Mumbai furthermore benefited from its reputation as a center of creative endeavor. Talent was attracted to the city not simply because jobs were available but also because it was renowned for a creative community that had institutionalized a system of mutual learning. The city was generally welcoming to diverse populations and, as a seaport, had a long history of cultural and economic exchange with outsiders. It was a stable and prosperous locale that became renowned as a trendsetter among the middle class and aspiring middle class of South Asia.

After India became in 1947, tensions between commercial filmmakers and the national government became an enduring feature of the industry (Jeffrey, 2006). For a variety of complex reasons, however, the Indian government eventually capitulated to the pervasive influence of Mumbai media, anointing it with official industry status in 1998, which opened the door to new financing opportunities from the private sector as well as government programs aimed at bolstering media enterprises. The state furthermore passed legislation that legitimized commercial satellite television, providing lucrative distribution channels for television programming, feature films, and popular music. Synergies among the three have fueled the fortunes of these industries, which most likely would have languished on their own. Although the term “Bollywood” raises the hackles of many industry insiders, Ashish Rajadhyaksha (2003) has quite correctly pointed out that the term at least provides a means of coming to grips with the complex interconnections among commercialized and globalized media institutions headquartered in the Indian city of dreams. Mumbai is the undisputed center of financing, production, and distribution, serving as a magnet for creative talent, a bazaar for media merchants, and a palimpsest for cultural influences from near and far.

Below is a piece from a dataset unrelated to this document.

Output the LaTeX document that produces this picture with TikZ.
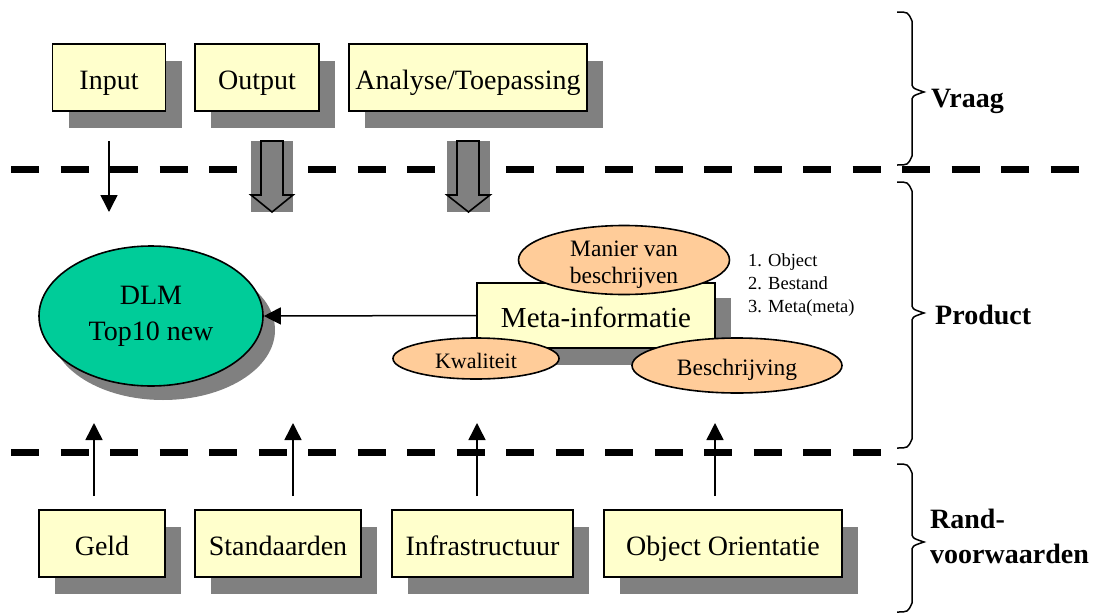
\documentclass[tikz,border=0pt]{standalone}
\usepackage{fontspec}
\setmainfont{Liberation Serif}
\usetikzlibrary{shapes.geometric,shadows,arrows.meta}
\definecolor{boxfill}{RGB}{255,255,204}
\definecolor{orangefill}{RGB}{255,204,153}
\definecolor{dlmfill}{RGB}{0,204,153}
\definecolor{shadowgray}{RGB}{128,128,128}
\newcommand\sidebrace[3]{\draw[bracepath] (897,#1) .. controls (908,#1) .. (912,{#1+9}) -- (912,{#2-10}) .. controls (912,{#2-4}) .. (924,#2) .. controls (912,{#2+4}) .. (912,{#2+10}) -- (912,{#3-9}) .. controls (908,#3) .. (897,#3);}
\begin{document}
\begin{tikzpicture}[x=1pt,y=-1pt,
  ybox/.style={draw=black, line width=1.6pt, fill=boxfill, minimum height=67pt, inner sep=0pt,
     text height=23pt, text depth=0pt,
     font=\fontsize{28}{30}\selectfont,
     drop shadow={opacity=1, fill=shadowgray, draw=none, shadow xshift=16pt, shadow yshift=-17pt}},
  oval/.style={ellipse, draw=black, line width=1.6pt, fill=orangefill, inner sep=0pt, align=center},
  dashline/.style={line width=7pt, dash pattern=on 28pt off 21.5pt},
  thinarrow/.style={line width=1.5pt, -{Triangle[width=17pt,length=17pt]}},
  hollow/.style={draw=black, line width=1.6pt, fill=shadowgray},
  bracepath/.style={line width=1.5pt},
  sidelabel/.style={font=\bfseries\fontsize{28}{33}\selectfont, anchor=base west, inner sep=0pt},
  listtext/.style={font=\fontsize{18.5}{22}\selectfont, anchor=base west, inner sep=0pt}
]
\useasboundingbox (0,0) rectangle (1099,613);

% dashed separators
\draw[dashline] (11,169) -- (1080,169);
\draw[dashline] (11,452) -- (881,452);

% top boxes
\node[ybox, minimum width=113pt] (input) at (109,77.5) {Input};
\node[ybox, minimum width=124pt] (output) at (257,77.5) {Output};
\node[ybox, minimum width=238pt] (analyse) at (468,77.5) {Analyse/Toepassing};

% input arrow
\coordinate (inA) at (109,141);
\coordinate (inB) at (109,212);
\draw[thinarrow] (inA) -- (inB);

% hollow arrows
\fill[shadowgray] (251,141) rectangle (293,212);
\draw[hollow] (261,141) -- (283,141) -- (283,195) -- (293,195) -- (272,212) -- (251,195) -- (261,195) -- cycle;
\fill[shadowgray] (447,141) rectangle (490,212);
\draw[hollow] (457,141) -- (479,141) -- (479,195) -- (490,195) -- (468.5,212) -- (447,195) -- (457,195) -- cycle;

% DLM
\node[ellipse, draw=black, line width=1.6pt, fill=dlmfill, minimum width=224pt, minimum height=140pt,
  inner sep=0pt, align=center, font=\fontsize{28}{36}\selectfont,
  drop shadow={opacity=1, fill=shadowgray, draw=none, shadow xshift=12pt, shadow yshift=-14pt}] (dlm) at (151,316) {DLM\\Top10 new};

% Meta-informatie
\node[ybox, minimum width=238pt, minimum height=65pt, font=\fontsize{29}{31}\selectfont,
  drop shadow={opacity=1, fill=shadowgray, draw=none, shadow xshift=16pt, shadow yshift=-15pt}] (meta) at (596,315.5) {Meta-informatie};
\node[oval, minimum width=211pt, minimum height=69pt] (manier) at (624,260) {};
\node[align=center, inner sep=0pt, font=\fontsize{23.5}{27}\selectfont] (maniertext) at ([yshift=-5pt]manier.center) {Manier van\\beschrijven};
\node[oval, minimum width=166pt, minimum height=41pt, text height=19pt, text depth=0pt, font=\fontsize{22}{24}\selectfont] (kwal) at (476,358.5) {Kwaliteit};
\node[oval, minimum width=210pt, minimum height=55pt, text height=19pt, text depth=0pt, font=\fontsize{23.5}{26}\selectfont] (beschr) at (737,365.5) {Beschrijving};
\node[listtext] (list1) at (748,266) {1. Object};
\node[listtext] (list2) at (748,289) {2. Bestand};
\node[listtext] (list3) at (748,312) {3. Meta(meta)};

\draw[thinarrow] (meta.west) -- (dlm.east);

% bottom boxes
\node[ybox, minimum width=126pt] (geld) at (102,543.5) {Geld};
\node[ybox, minimum width=166pt] (stand) at (278,543.5) {Standaarden};
\node[ybox, minimum width=181pt] (infra) at (482.5,543.5) {Infrastructuur};
\node[ybox, minimum width=238pt] (oo) at (723,543.5) {Object Orientatie};

% up arrows
\foreach \x/\n in {94/a,293/b,477/c,715/d}{
  \coordinate (up\n1) at (\x,496);
  \coordinate (up\n2) at (\x,423);
  \draw[thinarrow] (up\n1) -- (up\n2);
}

% braces
\sidebrace{12}{92}{165}
\sidebrace{182}{313}{448}
\sidebrace{464}{542}{612}
\node[sidelabel] (vraag) at (931,107) {Vraag};
\node[sidelabel] (product) at (935,324) {Product};
\node[sidelabel] (rand1) at (930,528) {Rand-};
\node[sidelabel] (rand2) at (930,563) {voorwaarden};
\end{tikzpicture}
\end{document}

As this very brief historical sketch indicates, Mumbai’s status as a media capital traces its roots to commercial circulations, human migrations, ethnic diversity, cultural hybridity, linguistic opportunism, and underworld machinations. Admired by the masses and disdained by the nation’s elite, the city matured at the center of India’s economy but on the margins of political power. Mumbai’s fortune as a media capital rests not only on its centrality but also on its marginality. It is in many respects the emblematic melting pot of the Indian nation and yet it is in many respects remarkably Western. It exists at the center of flows, yet it’s also on the periphery of both India and the West. Bollywood therefore must mark its distance from New Delhi and from Hollywood if it is to survive as a media capital. For the attraction of its screen media resides in their perceived distance from the disciplinary logic of the Indian state and the cultural logic of Hollywood.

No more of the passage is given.